→ **Given records**:
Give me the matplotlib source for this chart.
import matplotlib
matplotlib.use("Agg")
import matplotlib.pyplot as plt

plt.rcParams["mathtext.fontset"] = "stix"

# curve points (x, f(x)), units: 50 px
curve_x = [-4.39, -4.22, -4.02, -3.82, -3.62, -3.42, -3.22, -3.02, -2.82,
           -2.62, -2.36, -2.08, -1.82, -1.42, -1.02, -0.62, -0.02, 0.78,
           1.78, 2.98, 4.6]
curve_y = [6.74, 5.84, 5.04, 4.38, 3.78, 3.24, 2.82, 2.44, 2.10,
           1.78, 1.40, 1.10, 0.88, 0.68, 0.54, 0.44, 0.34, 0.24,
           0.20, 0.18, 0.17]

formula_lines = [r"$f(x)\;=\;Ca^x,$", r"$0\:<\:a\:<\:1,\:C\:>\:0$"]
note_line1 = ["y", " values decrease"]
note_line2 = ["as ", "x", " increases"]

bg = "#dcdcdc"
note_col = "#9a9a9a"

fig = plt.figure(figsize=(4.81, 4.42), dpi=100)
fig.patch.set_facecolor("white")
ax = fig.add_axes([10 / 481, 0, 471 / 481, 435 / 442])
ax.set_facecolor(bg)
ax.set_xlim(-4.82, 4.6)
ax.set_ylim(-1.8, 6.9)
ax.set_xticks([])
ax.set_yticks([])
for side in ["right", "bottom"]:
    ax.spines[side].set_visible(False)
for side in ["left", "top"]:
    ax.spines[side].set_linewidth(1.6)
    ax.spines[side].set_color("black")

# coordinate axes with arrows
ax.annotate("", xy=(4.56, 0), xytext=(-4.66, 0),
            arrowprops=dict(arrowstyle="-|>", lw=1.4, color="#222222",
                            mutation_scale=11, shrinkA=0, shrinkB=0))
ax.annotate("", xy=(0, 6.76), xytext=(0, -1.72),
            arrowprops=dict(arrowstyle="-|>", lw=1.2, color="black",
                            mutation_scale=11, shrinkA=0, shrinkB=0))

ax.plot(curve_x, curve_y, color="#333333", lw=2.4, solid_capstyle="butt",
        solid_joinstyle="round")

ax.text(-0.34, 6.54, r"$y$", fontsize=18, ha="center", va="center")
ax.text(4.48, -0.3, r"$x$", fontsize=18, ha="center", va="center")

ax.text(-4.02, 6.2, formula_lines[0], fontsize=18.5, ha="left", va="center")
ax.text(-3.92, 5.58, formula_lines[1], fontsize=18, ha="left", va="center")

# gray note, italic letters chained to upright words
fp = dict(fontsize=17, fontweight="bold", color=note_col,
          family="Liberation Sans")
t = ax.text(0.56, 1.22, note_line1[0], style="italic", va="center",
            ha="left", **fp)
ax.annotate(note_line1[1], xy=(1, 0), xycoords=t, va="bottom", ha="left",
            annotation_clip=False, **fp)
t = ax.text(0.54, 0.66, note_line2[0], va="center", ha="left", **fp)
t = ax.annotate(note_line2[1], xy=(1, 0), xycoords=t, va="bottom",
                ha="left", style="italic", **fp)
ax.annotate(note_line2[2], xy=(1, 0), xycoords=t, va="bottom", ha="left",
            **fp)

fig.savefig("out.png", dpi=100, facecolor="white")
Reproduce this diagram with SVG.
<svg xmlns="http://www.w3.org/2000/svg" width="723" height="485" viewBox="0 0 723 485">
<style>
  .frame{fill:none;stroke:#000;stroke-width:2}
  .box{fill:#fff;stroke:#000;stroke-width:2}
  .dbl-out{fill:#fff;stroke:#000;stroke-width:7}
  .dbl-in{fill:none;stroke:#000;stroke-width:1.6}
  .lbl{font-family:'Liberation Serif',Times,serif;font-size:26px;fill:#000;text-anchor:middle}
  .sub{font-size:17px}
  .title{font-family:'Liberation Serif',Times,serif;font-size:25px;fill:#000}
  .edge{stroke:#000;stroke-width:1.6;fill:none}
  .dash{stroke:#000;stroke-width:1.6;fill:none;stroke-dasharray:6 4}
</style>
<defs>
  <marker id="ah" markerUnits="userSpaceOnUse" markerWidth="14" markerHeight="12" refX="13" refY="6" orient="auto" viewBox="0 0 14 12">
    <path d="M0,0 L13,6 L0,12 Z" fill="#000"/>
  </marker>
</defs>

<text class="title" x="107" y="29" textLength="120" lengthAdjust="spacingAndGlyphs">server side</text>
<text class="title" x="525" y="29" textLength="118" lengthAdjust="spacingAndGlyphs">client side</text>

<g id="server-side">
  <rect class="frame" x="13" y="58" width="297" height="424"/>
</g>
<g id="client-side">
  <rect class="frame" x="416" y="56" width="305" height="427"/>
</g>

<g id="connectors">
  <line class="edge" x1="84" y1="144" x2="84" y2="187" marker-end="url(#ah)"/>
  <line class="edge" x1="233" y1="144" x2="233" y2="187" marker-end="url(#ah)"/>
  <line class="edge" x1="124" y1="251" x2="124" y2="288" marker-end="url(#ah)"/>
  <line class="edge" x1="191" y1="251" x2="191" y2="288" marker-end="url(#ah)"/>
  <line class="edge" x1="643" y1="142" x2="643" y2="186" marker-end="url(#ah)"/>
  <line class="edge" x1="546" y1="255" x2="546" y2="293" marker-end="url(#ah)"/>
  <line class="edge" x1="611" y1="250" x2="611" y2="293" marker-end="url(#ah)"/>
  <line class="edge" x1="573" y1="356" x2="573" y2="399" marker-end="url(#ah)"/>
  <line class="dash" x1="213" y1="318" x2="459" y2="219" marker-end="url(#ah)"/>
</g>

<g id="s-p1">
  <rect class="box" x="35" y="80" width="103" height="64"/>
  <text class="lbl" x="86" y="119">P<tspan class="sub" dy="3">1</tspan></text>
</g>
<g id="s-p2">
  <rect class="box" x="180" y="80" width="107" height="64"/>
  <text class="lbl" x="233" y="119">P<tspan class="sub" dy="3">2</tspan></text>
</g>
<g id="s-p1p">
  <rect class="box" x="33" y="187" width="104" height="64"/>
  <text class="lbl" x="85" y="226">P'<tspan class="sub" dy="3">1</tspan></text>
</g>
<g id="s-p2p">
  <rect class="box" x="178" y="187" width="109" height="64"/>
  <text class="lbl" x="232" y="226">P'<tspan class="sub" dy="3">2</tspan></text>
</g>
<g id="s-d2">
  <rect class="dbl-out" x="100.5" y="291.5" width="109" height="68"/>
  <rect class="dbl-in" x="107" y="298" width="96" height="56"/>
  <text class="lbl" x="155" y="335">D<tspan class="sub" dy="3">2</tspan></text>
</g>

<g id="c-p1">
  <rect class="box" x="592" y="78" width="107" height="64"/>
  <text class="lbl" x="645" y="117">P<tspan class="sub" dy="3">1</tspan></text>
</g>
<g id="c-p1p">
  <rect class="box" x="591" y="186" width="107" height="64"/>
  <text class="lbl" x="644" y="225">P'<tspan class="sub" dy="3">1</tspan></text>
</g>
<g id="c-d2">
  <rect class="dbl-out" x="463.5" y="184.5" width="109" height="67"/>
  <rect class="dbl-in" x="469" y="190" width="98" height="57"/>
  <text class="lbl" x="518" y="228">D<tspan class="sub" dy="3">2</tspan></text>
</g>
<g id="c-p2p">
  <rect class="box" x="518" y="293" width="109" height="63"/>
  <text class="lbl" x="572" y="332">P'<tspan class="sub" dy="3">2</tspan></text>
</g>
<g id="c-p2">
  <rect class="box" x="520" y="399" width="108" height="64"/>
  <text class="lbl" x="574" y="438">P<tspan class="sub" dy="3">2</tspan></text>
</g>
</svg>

→ **Requirement**: Quote each line above in full, word for word.

→ **Task output**:
Give me the matplotlib source for this chart.
import matplotlib
matplotlib.use("Agg")
import matplotlib.pyplot as plt

plt.rcParams["mathtext.fontset"] = "stix"

# curve points (x, f(x)), units: 50 px
curve_x = [-4.39, -4.22, -4.02, -3.82, -3.62, -3.42, -3.22, -3.02, -2.82,
           -2.62, -2.36, -2.08, -1.82, -1.42, -1.02, -0.62, -0.02, 0.78,
           1.78, 2.98, 4.6]
curve_y = [6.74, 5.84, 5.04, 4.38, 3.78, 3.24, 2.82, 2.44, 2.10,
           1.78, 1.40, 1.10, 0.88, 0.68, 0.54, 0.44, 0.34, 0.24,
           0.20, 0.18, 0.17]

formula_lines = [r"$f(x)\;=\;Ca^x,$", r"$0\:<\:a\:<\:1,\:C\:>\:0$"]
note_line1 = ["y", " values decrease"]
note_line2 = ["as ", "x", " increases"]

bg = "#dcdcdc"
note_col = "#9a9a9a"

fig = plt.figure(figsize=(4.81, 4.42), dpi=100)
fig.patch.set_facecolor("white")
ax = fig.add_axes([10 / 481, 0, 471 / 481, 435 / 442])
ax.set_facecolor(bg)
ax.set_xlim(-4.82, 4.6)
ax.set_ylim(-1.8, 6.9)
ax.set_xticks([])
ax.set_yticks([])
for side in ["right", "bottom"]:
    ax.spines[side].set_visible(False)
for side in ["left", "top"]:
    ax.spines[side].set_linewidth(1.6)
    ax.spines[side].set_color("black")

# coordinate axes with arrows
ax.annotate("", xy=(4.56, 0), xytext=(-4.66, 0),
            arrowprops=dict(arrowstyle="-|>", lw=1.4, color="#222222",
                            mutation_scale=11, shrinkA=0, shrinkB=0))
ax.annotate("", xy=(0, 6.76), xytext=(0, -1.72),
            arrowprops=dict(arrowstyle="-|>", lw=1.2, color="black",
                            mutation_scale=11, shrinkA=0, shrinkB=0))

ax.plot(curve_x, curve_y, color="#333333", lw=2.4, solid_capstyle="butt",
        solid_joinstyle="round")

ax.text(-0.34, 6.54, r"$y$", fontsize=18, ha="center", va="center")
ax.text(4.48, -0.3, r"$x$", fontsize=18, ha="center", va="center")

ax.text(-4.02, 6.2, formula_lines[0], fontsize=18.5, ha="left", va="center")
ax.text(-3.92, 5.58, formula_lines[1], fontsize=18, ha="left", va="center")

# gray note, italic letters chained to upright words
fp = dict(fontsize=17, fontweight="bold", color=note_col,
          family="Liberation Sans")
t = ax.text(0.56, 1.22, note_line1[0], style="italic", va="center",
            ha="left", **fp)
ax.annotate(note_line1[1], xy=(1, 0), xycoords=t, va="bottom", ha="left",
            annotation_clip=False, **fp)
t = ax.text(0.54, 0.66, note_line2[0], va="center", ha="left", **fp)
t = ax.annotate(note_line2[1], xy=(1, 0), xycoords=t, va="bottom",
                ha="left", style="italic", **fp)
ax.annotate(note_line2[2], xy=(1, 0), xycoords=t, va="bottom", ha="left",
            **fp)

fig.savefig("out.png", dpi=100, facecolor="white")
Reproduce this diagram with SVG.
<svg xmlns="http://www.w3.org/2000/svg" width="723" height="485" viewBox="0 0 723 485">
<style>
  .frame{fill:none;stroke:#000;stroke-width:2}
  .box{fill:#fff;stroke:#000;stroke-width:2}
  .dbl-out{fill:#fff;stroke:#000;stroke-width:7}
  .dbl-in{fill:none;stroke:#000;stroke-width:1.6}
  .lbl{font-family:'Liberation Serif',Times,serif;font-size:26px;fill:#000;text-anchor:middle}
  .sub{font-size:17px}
  .title{font-family:'Liberation Serif',Times,serif;font-size:25px;fill:#000}
  .edge{stroke:#000;stroke-width:1.6;fill:none}
  .dash{stroke:#000;stroke-width:1.6;fill:none;stroke-dasharray:6 4}
</style>
<defs>
  <marker id="ah" markerUnits="userSpaceOnUse" markerWidth="14" markerHeight="12" refX="13" refY="6" orient="auto" viewBox="0 0 14 12">
    <path d="M0,0 L13,6 L0,12 Z" fill="#000"/>
  </marker>
</defs>

<text class="title" x="107" y="29" textLength="120" lengthAdjust="spacingAndGlyphs">server side</text>
<text class="title" x="525" y="29" textLength="118" lengthAdjust="spacingAndGlyphs">client side</text>

<g id="server-side">
  <rect class="frame" x="13" y="58" width="297" height="424"/>
</g>
<g id="client-side">
  <rect class="frame" x="416" y="56" width="305" height="427"/>
</g>

<g id="connectors">
  <line class="edge" x1="84" y1="144" x2="84" y2="187" marker-end="url(#ah)"/>
  <line class="edge" x1="233" y1="144" x2="233" y2="187" marker-end="url(#ah)"/>
  <line class="edge" x1="124" y1="251" x2="124" y2="288" marker-end="url(#ah)"/>
  <line class="edge" x1="191" y1="251" x2="191" y2="288" marker-end="url(#ah)"/>
  <line class="edge" x1="643" y1="142" x2="643" y2="186" marker-end="url(#ah)"/>
  <line class="edge" x1="546" y1="255" x2="546" y2="293" marker-end="url(#ah)"/>
  <line class="edge" x1="611" y1="250" x2="611" y2="293" marker-end="url(#ah)"/>
  <line class="edge" x1="573" y1="356" x2="573" y2="399" marker-end="url(#ah)"/>
  <line class="dash" x1="213" y1="318" x2="459" y2="219" marker-end="url(#ah)"/>
</g>

<g id="s-p1">
  <rect class="box" x="35" y="80" width="103" height="64"/>
  <text class="lbl" x="86" y="119">P<tspan class="sub" dy="3">1</tspan></text>
</g>
<g id="s-p2">
  <rect class="box" x="180" y="80" width="107" height="64"/>
  <text class="lbl" x="233" y="119">P<tspan class="sub" dy="3">2</tspan></text>
</g>
<g id="s-p1p">
  <rect class="box" x="33" y="187" width="104" height="64"/>
  <text class="lbl" x="85" y="226">P'<tspan class="sub" dy="3">1</tspan></text>
</g>
<g id="s-p2p">
  <rect class="box" x="178" y="187" width="109" height="64"/>
  <text class="lbl" x="232" y="226">P'<tspan class="sub" dy="3">2</tspan></text>
</g>
<g id="s-d2">
  <rect class="dbl-out" x="100.5" y="291.5" width="109" height="68"/>
  <rect class="dbl-in" x="107" y="298" width="96" height="56"/>
  <text class="lbl" x="155" y="335">D<tspan class="sub" dy="3">2</tspan></text>
</g>

<g id="c-p1">
  <rect class="box" x="592" y="78" width="107" height="64"/>
  <text class="lbl" x="645" y="117">P<tspan class="sub" dy="3">1</tspan></text>
</g>
<g id="c-p1p">
  <rect class="box" x="591" y="186" width="107" height="64"/>
  <text class="lbl" x="644" y="225">P'<tspan class="sub" dy="3">1</tspan></text>
</g>
<g id="c-d2">
  <rect class="dbl-out" x="463.5" y="184.5" width="109" height="67"/>
  <rect class="dbl-in" x="469" y="190" width="98" height="57"/>
  <text class="lbl" x="518" y="228">D<tspan class="sub" dy="3">2</tspan></text>
</g>
<g id="c-p2p">
  <rect class="box" x="518" y="293" width="109" height="63"/>
  <text class="lbl" x="572" y="332">P'<tspan class="sub" dy="3">2</tspan></text>
</g>
<g id="c-p2">
  <rect class="box" x="520" y="399" width="108" height="64"/>
  <text class="lbl" x="574" y="438">P<tspan class="sub" dy="3">2</tspan></text>
</g>
</svg>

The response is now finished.